Education as a community of practice?

Just been re-visiting some of the Communities of Practice literature, which is having something of an impact on ideas about teaching and learning in post-compulsory education. Jean Lave and Etienne Wenger (1991 ), and then Wenger (1998) suggest that ‘formal’ learning, isolated within the institution, separates knowledge from the whole set of processes in which it is normally embedded. Instead they analyse work-based activities (as in an apprenticeship) and argue that this way of learning is not – as it is often portrayed -merely a simple process of acquiring specifics through observation and imitation, to be set against, and inferior to formal instructional learning as verbal abstraction and reflection.

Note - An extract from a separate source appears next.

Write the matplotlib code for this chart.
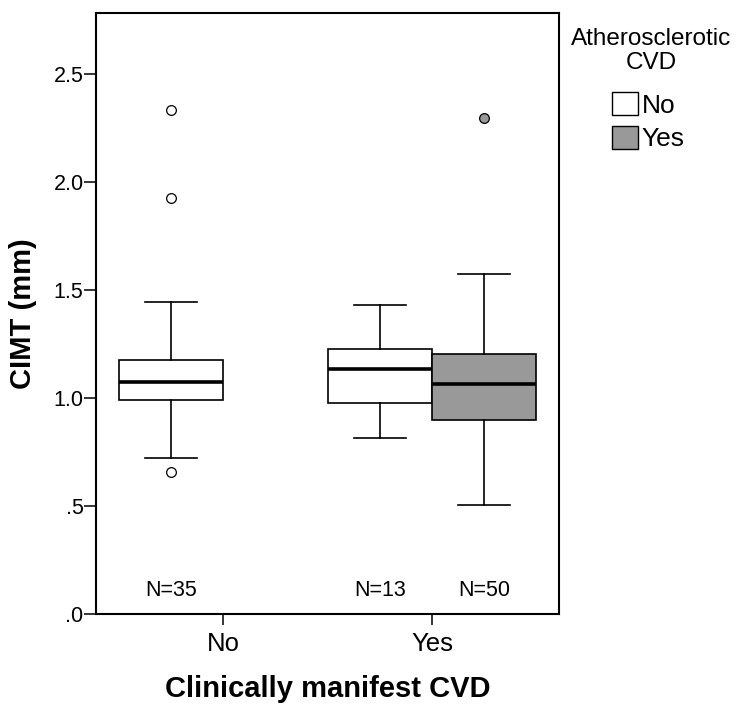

Rather it offers a form of learning through doing which is not just observing a task, but participating at the edges of a whole process – both absorbing and being absorbed by – the culture of practice. In this process understanding and practice are developed through simultaneous interaction. Thus learning becomes visualised as more like a journey through time, moving from the ‘legitimate periphery’ of a subject community to becoming a full ‘member’ of it.

This reminded me of the debate we had both within and outside the confines of the e-revolution book;  how should students be ‘conceptualised’? Are they consumers, customers, clients, members or what? At the JISC conference earlier in the year I met David Donald from Glasgow Caledonian, who argued persuasively that students should be thought of as members of the academic community.  He writes here in an article entitled Language Matters that:

“….even in a ‘commercialist’ ‘economistic’ narrative the notion of ‘customer’ is unfortunate.  From this perspective are the students we graduate consumers, producers or products?  If education is investment then students are a ‘producer good’.  The customer (businesses and other organisations) has to be the final evaluator of the nature and quality of the goods.  They are the demand side.  The university or college is the supply side.  It has to assure quality and ensure the relevance of the product for the market.  The customer does not pay the producer directly — but immediate ‘employability’ is the goal. Relevant content and specific and general skills are the desirable characteristics.

 The relationships we seek to induce are longer term and more profound than is captured by the notion of customer.  Students are not passive recipients of services but co-creators in an active learning environment.  The university is the learning environment and students (in a community with others) are constituent members of the institution.”